After this whole process, we will be giving substantially more, but it has to do with a lot of things. Mostly, we were grad students last year, this year we are not. Our financial position is necessarily a part of our decision when gifting in any situation, and now that we earn more (only slightly more, since we are both only postdocs now – not a big payraise from grad school!), we can give more.

I had never heard of this policy of your gift paying for your place at the wedding until I read about it here on WB. Frankly, I think it is kind of nonsense, at least from our personal experience. We planned the wedding that we wanted. We invited people that we wanted to be there with us, and yes, we planned things in part to show those guests a good time. Per person, we ended up spending well over what might be considered ‘reasonable’ for a wedding gift. There was never the expectation that we would gain that back through gifts from our guests, or that anyone should pay their way to our wedding through their gift. Our choices were our own – we could have chosen to have a much cheaper event, or we could have had a super-luxurious crazy fancy event, I just don’t see how it has any bearing on what guests should think about when they give.

Relatedly, people generally are shocked if someone does not attend a wedding and does not send a gift. For me now, post-wedding, I’ve vowed to attend as many weddings as I possibly can, because it was SO awesome that our friends and family made the effort to come to ours. Getting a "yes" reply on an RSVP was a million times more meaningful than receiving a registry gift. If I can’t make it, I will send a substantial gift, probably larger than what I would give if I do attend, maybe to make up for my absence. But, I did not expect the same from those who didn’t come – a few people didn’t send gifts, and that was fine for us. 

In all honesty, I have to admit that I got caught up in it all, and at one point I was disappointed when a group of 10 of my friends went in on a $200 gift. After a few "$20 per person?! Seriously?!?" outbursts, I realized that they were (and some still are) poor grad students. Yet, they came to our wedding, which required a not-inexpensive plane ticket, car rental and multi-night hotel stay. Most importantly, they were there to celebrate with us on the most important day of our lives (so far). How could I expect anything more? I quickly felt so incredibly selfish and greedy, that my the attitude of wanting nothing but good wishes and support returned, and from then on out it was truly genuine. 
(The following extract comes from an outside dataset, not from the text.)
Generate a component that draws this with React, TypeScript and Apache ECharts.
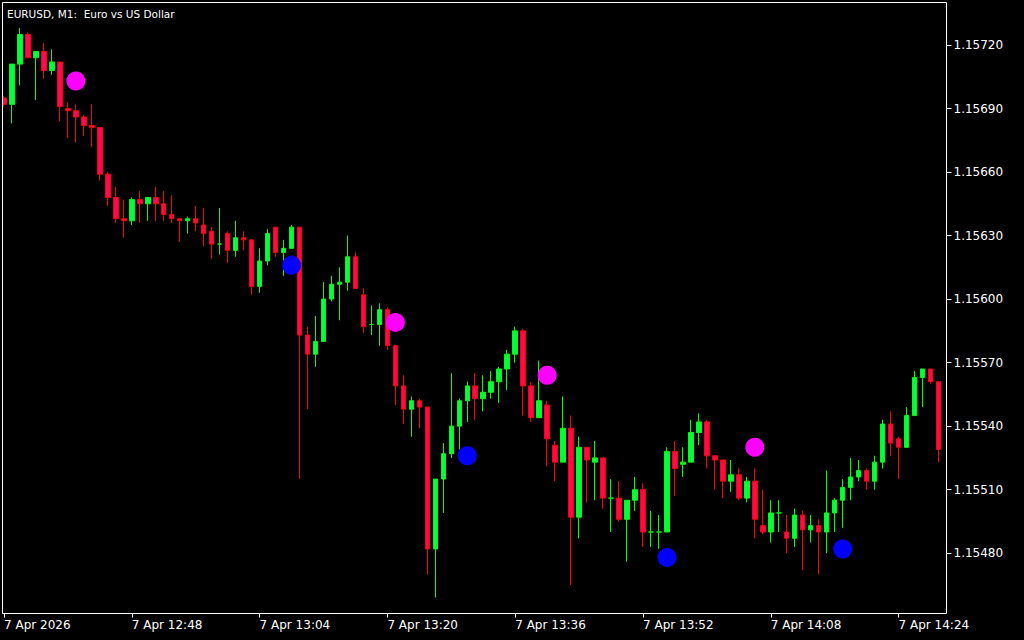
import React, { useEffect, useRef } from "react";
import * as echarts from "echarts";

// EURUSD M1 candles, 7 Apr 2026 starting 12:32
const opens = [
  1.15695, 1.15692, 1.15711, 1.15725, 1.15714, 1.15717, 1.15708, 1.15712, 1.1569, 1.15689,
  1.15686, 1.15682, 1.15681, 1.15659, 1.15648, 1.15638, 1.15637, 1.15647, 1.15645, 1.15648,
  1.15645, 1.1564, 1.15638, 1.15637, 1.15638, 1.15635, 1.15632, 1.15626, 1.15631, 1.15623,
  1.15629, 1.15628, 1.15606, 1.15618, 1.15634, 1.15622, 1.15624, 1.15634, 1.15583, 1.15574,
  1.1558, 1.156, 1.15607, 1.15608, 1.1562, 1.15602, 1.15588, 1.15588, 1.15595, 1.15578,
  1.15559, 1.15548, 1.15552, 1.15549, 1.15482, 1.15515, 1.15527, 1.1554, 1.15552, 1.15559,
  1.15553, 1.15556, 1.15561, 1.15567, 1.15574, 1.15585, 1.15559, 1.15544, 1.1555, 1.15531,
  1.15523, 1.15539, 1.15497, 1.1553, 1.15523, 1.15525, 1.15506, 1.15506, 1.15496, 1.15505,
  1.1551, 1.1549, 1.1549, 1.1549, 1.15528, 1.15522, 1.15523, 1.15537, 1.15542, 1.15526,
  1.15524, 1.15514, 1.15517, 1.15506, 1.15514, 1.15493, 1.1549, 1.15499, 1.1549, 1.15487,
  1.15498, 1.15491, 1.15493, 1.1549, 1.15499, 1.15505, 1.15511, 1.15516, 1.15519, 1.15514,
  1.15523, 1.15541, 1.15534, 1.1553, 1.15545, 1.15563, 1.15567, 1.15561,
];
const closes = [
  1.15692, 1.15711, 1.15725, 1.15714, 1.15717, 1.15708, 1.15712, 1.15691, 1.15689, 1.15686,
  1.15682, 1.15681, 1.15659, 1.15648, 1.15638, 1.15637, 1.15647, 1.15645, 1.15648, 1.15645,
  1.1564, 1.15638, 1.15637, 1.15638, 1.15636, 1.15631, 1.15626, 1.15626, 1.15623, 1.15629,
  1.15628, 1.15606, 1.15618, 1.15631, 1.15622, 1.15624, 1.15634, 1.15583, 1.15574, 1.1558,
  1.156, 1.15607, 1.15608, 1.1562, 1.15605, 1.15587, 1.15588, 1.15595, 1.15578, 1.15559,
  1.15548, 1.15552, 1.15549, 1.15482, 1.15515, 1.15527, 1.1554, 1.15552, 1.15559, 1.15553,
  1.15556, 1.15561, 1.15567, 1.15574, 1.15585, 1.15559, 1.15544, 1.15552, 1.15534, 1.15523,
  1.15539, 1.15497, 1.1553, 1.15524, 1.15525, 1.15506, 1.15506, 1.15496, 1.15505, 1.1551,
  1.1549, 1.1549, 1.1549, 1.15528, 1.1552, 1.15523, 1.15537, 1.15542, 1.15526, 1.15524,
  1.15514, 1.15517, 1.15506, 1.15514, 1.15496, 1.1549, 1.15499, 1.15499, 1.15487, 1.15498,
  1.15491, 1.15493, 1.1549, 1.15499, 1.15505, 1.15511, 1.15516, 1.15519, 1.15514, 1.15523,
  1.15541, 1.15532, 1.1553, 1.15545, 1.15563, 1.15567, 1.15561, 1.15529,
];
const lows = [
  1.15691, 1.15683, 1.15701, 1.15714, 1.15694, 1.15704, 1.15706, 1.15684, 1.15676, 1.15674,
  1.15677, 1.15672, 1.15656, 1.15644, 1.15636, 1.15629, 1.15635, 1.15636, 1.15637, 1.15637,
  1.15637, 1.15636, 1.15627, 1.15631, 1.15632, 1.15625, 1.15619, 1.15621, 1.15617, 1.1562,
  1.15623, 1.15602, 1.15603, 1.15616, 1.1562, 1.15611, 1.15624, 1.15515, 1.15548, 1.15568,
  1.1558, 1.15599, 1.1559, 1.15604, 1.15605, 1.15584, 1.15583, 1.15578, 1.15576, 1.1555,
  1.15541, 1.15535, 1.15539, 1.1547, 1.15459, 1.15499, 1.15525, 1.15529, 1.15542, 1.15543,
  1.15547, 1.15553, 1.15551, 1.15557, 1.1557, 1.15545, 1.15542, 1.15544, 1.15521, 1.15514,
  1.15523, 1.15465, 1.15487, 1.15504, 1.15505, 1.15501, 1.1549, 1.15495, 1.15476, 1.155,
  1.15483, 1.15483, 1.15482, 1.1549, 1.15507, 1.15516, 1.15523, 1.15531, 1.1552, 1.1551,
  1.15506, 1.15509, 1.15505, 1.15504, 1.15487, 1.15489, 1.15485, 1.1549, 1.1548, 1.15483,
  1.15472, 1.15485, 1.1547, 1.1548, 1.1549, 1.15492, 1.15505, 1.15514, 1.1551, 1.1551,
  1.1552, 1.15526, 1.15515, 1.1553, 1.15545, 1.15549, 1.1556, 1.15523,
];
const highs = [
  1.15696, 1.15711, 1.15728, 1.15726, 1.15717, 1.15721, 1.15718, 1.15712, 1.15693, 1.15692,
  1.15687, 1.15692, 1.15681, 1.1566, 1.15653, 1.15647, 1.15648, 1.15651, 1.15648, 1.15653,
  1.15651, 1.15649, 1.15638, 1.15639, 1.15644, 1.15643, 1.15634, 1.15643, 1.15632, 1.15637,
  1.15632, 1.15628, 1.15624, 1.15633, 1.15634, 1.15628, 1.15635, 1.15634, 1.15587, 1.15592,
  1.15608, 1.15611, 1.15615, 1.1563, 1.15622, 1.15605, 1.15597, 1.15598, 1.15596, 1.15578,
  1.15564, 1.15554, 1.15553, 1.15549, 1.15515, 1.15532, 1.15565, 1.15553, 1.15561, 1.15565,
  1.15564, 1.15566, 1.15568, 1.15576, 1.15587, 1.15586, 1.15561, 1.15571, 1.15552, 1.15533,
  1.15554, 1.15545, 1.15535, 1.1553, 1.15533, 1.15525, 1.15515, 1.15514, 1.15505, 1.15516,
  1.15513, 1.155, 1.15498, 1.1553, 1.15533, 1.1553, 1.15543, 1.15546, 1.15543, 1.15526,
  1.15524, 1.15524, 1.1552, 1.15516, 1.1552, 1.1551, 1.15505, 1.15505, 1.15498, 1.15501,
  1.155, 1.15498, 1.15496, 1.15519, 1.15506, 1.15515, 1.15525, 1.15524, 1.1552, 1.15526,
  1.15543, 1.15547, 1.15535, 1.15549, 1.15566, 1.15567, 1.15567, 1.15561,
];

// Signal dots: [candle index, price]
const sellSignals: [number, number][] = [
  [9, 1.15703],
  [49, 1.15589],
  [68, 1.15564],
  [94, 1.1553],
];
const buySignals: [number, number][] = [
  [36, 1.15616],
  [58, 1.15526],
  [83, 1.15478],
  [105, 1.15482],
];

const yTickValues = [1.1548, 1.1551, 1.1554, 1.1557, 1.156, 1.1563, 1.1566, 1.1569, 1.1572];
const xTickLabels = [
  "7 Apr 2026",
  "7 Apr 12:48",
  "7 Apr 13:04",
  "7 Apr 13:20",
  "7 Apr 13:36",
  "7 Apr 13:52",
  "7 Apr 14:08",
  "7 Apr 14:24",
];
const START_MINUTE = 12 * 60 + 32;
const PRICE_MIN = 1.154515;
const PRICE_MAX = 1.157401;
const TITLE = "EURUSD, M1:  Euro vs US Dollar";

const categories = opens.map((_, i) => {
  const m = START_MINUTE + i;
  return `${Math.floor(m / 60)}:${String(m % 60).padStart(2, "0")}`;
});

export default function App() {
  const ref = useRef<HTMLDivElement>(null);

  useEffect(() => {
    if (!ref.current) return;
    const chart = echarts.init(ref.current, null, { renderer: "svg" });
    const candleData = opens.map((o, i) => [o, closes[i], lows[i], highs[i]]);
    const font = "DejaVu Sans";
    chart.setOption({
      animation: false,
      backgroundColor: "#000000",
      grid: { left: -1.5, top: 2.5, width: 944, height: 611 },
      xAxis: {
        type: "category",
        data: categories,
        boundaryGap: true,
        axisLine: { show: false },
        axisTick: {
          show: true,
          alignWithLabel: true,
          interval: 15,
          length: 4,
          lineStyle: { color: "#ffffff", width: 1 },
        },
        axisLabel: {
          interval: 15,
          align: "left",
          margin: 5,
          color: "#ffffff",
          fontFamily: font,
          fontSize: 12,
          formatter: (_v: string, i: number) => xTickLabels[Math.round(i / 16)] ?? "",
        },
        splitLine: { show: false },
      },
      yAxis: {
        type: "value",
        position: "right",
        offset: 4,
        min: PRICE_MIN,
        max: PRICE_MAX,
        scale: true,
        axisLine: { show: false },
        splitLine: { show: false },
        axisTick: {
          show: true,
          length: 5,
          customValues: yTickValues,
          lineStyle: { color: "#ffffff", width: 1 },
        },
        axisLabel: {
          customValues: yTickValues,
          margin: 7,
          color: "#ffffff",
          fontFamily: font,
          fontSize: 12,
          formatter: (v: number) => v.toFixed(5),
        },
      },
      series: [
        {
          type: "candlestick",
          data: candleData,
          barWidth: 5,
          itemStyle: {
            color: "#00ff40",
            color0: "#ff0a50",
            borderColor: "#00ff00",
            borderColor0: "#ff0000",
            borderWidth: 1,
          },
        },
        {
          type: "scatter",
          data: sellSignals,
          symbol: "circle",
          symbolSize: 19,
          itemStyle: { color: "#ff00ff", opacity: 1 },
          z: 5,
        },
        {
          type: "scatter",
          data: buySignals,
          symbol: "circle",
          symbolSize: 19,
          itemStyle: { color: "#0000ff", opacity: 1 },
          z: 5,
        },
      ],
      graphic: [
        {
          type: "rect",
          z: 100,
          silent: true,
          shape: { x: 0, y: 0, width: 2, height: 614 },
          style: { fill: "#000000" },
        },
        {
          type: "rect",
          z: 101,
          silent: true,
          shape: { x: 2.5, y: 2.5, width: 944, height: 611 },
          style: { fill: "none", stroke: "#ffffff", lineWidth: 1 },
        },
        {
          type: "text",
          z: 102,
          silent: true,
          x: 7,
          y: 14,
          style: {
            text: TITLE,
            fill: "#ffffff",
            font: `10.5px "${font}"`,
            verticalAlign: "middle",
            align: "left",
          },
        },
      ],
    });
    return () => chart.dispose();
  }, []);

  return (
    <div
      ref={ref}
      style={{ position: "fixed", left: 0, top: 0, width: 1024, height: 640, background: "#000" }}
    />
  );
}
Gifts from guests are always wonderful and nice, but I think when we start to feel wronged by a gift that we feel is too small or not enough, it’s time to step back and remember why we are really having a wedding, and why we invited the people we did. I’m glad I did!

Post # 28
31 posts
  • Wedding: November 2008

I think it’s terrible to expect someone to give a monetary gift to cover their cost of dinner. A wedding is not like a club you pay to get into. The bride and groom (parents, whoever) are hosting and the way I see it, as hosts, they are inviting and treating their guests.

If $20 is all a guest could afford, but they made the effort to share with us on our special day, I’d be thankful for that. Frankly if it came down to a good friend of mine having to choose between getting us a gift or covering the costs of getting to our wedding, I’d much rather they make it out to join us.

 In th end it all comes down to being gracious about things. Brides shouldn’t send out invites just to expect a gift, and guests should still show appreciation in being invited, but I don’t think either of those things should be measured by how much a person spends on the gift or on the wedding.


Post # 29
53 posts
Worker bee
  • Wedding: November 2008

I am still planning but I feel like I have always given appropriately according to income. As I have gotten older, I stick to cash or giftcard gifts, because that is what I prefer. I feel like I have always given as I would like to be given to. I think after the wedding, in combination with my graduating college and making more money, I will probaby try to give more. Oh. I don’t know if that makes sense. I think the moral of my story is I HATE REGISTRIES and I"D RATHER HAVE GIFTCARDS OR MONEY. I know thats selfish. Oh well.

Post # 30
56 posts
Worker bee
  • Wedding: June 2009

Being a bride has definitely changed my gift giving-ness. When I first attended a friend’s wedding, I was still in college, and I gave $50 worth of gifts from the registry. After becoming engaged, we give $200 cash to the couple for each wedding we attend. I feel awful for it, but I’m hoping we get the same generosity when it’s our turn to wed. <–I know I know…i hate hate hate feeling that way!

Post # 31
45 posts
  • Wedding: June 2008

This is a little off topic, but I think the average amount given depends greatly on where you come from.  I was born, raised and married in Iowa, where we tend to give a little less, because life just costs less. 

ABL – I’m a little shocked that you were "appalled" that you *only* received $40 from a couple.  $40 is better than a kick in the pants, isn’t it?  And I’m going to guess that no where on your invitation did you put something like "Dinner is costing us $75 a plate, so please gift accordingly."  Because really, if the point is that the couple pays for their own meal, why don’t we just start charging people to come to our weddings?  That makes sense doesn’t it………

I was so touched that several of my college friends who recently graduated gave me gifts that probably cost them $30.  They are broke… like dirt poor, but still gave me a gift.  I know that they could have possibly emptied their bank account just to buy this for me.  So it’s worth way more than $30.

My point with the post is… as brides… we should be thankful for everything we recieve.  Everyone’s background is a little different.


Sorry… a little off topic… 🙂

The topic ‘Has being a bride changed your feelings on the cost of attending weddings?’ is closed to new replies.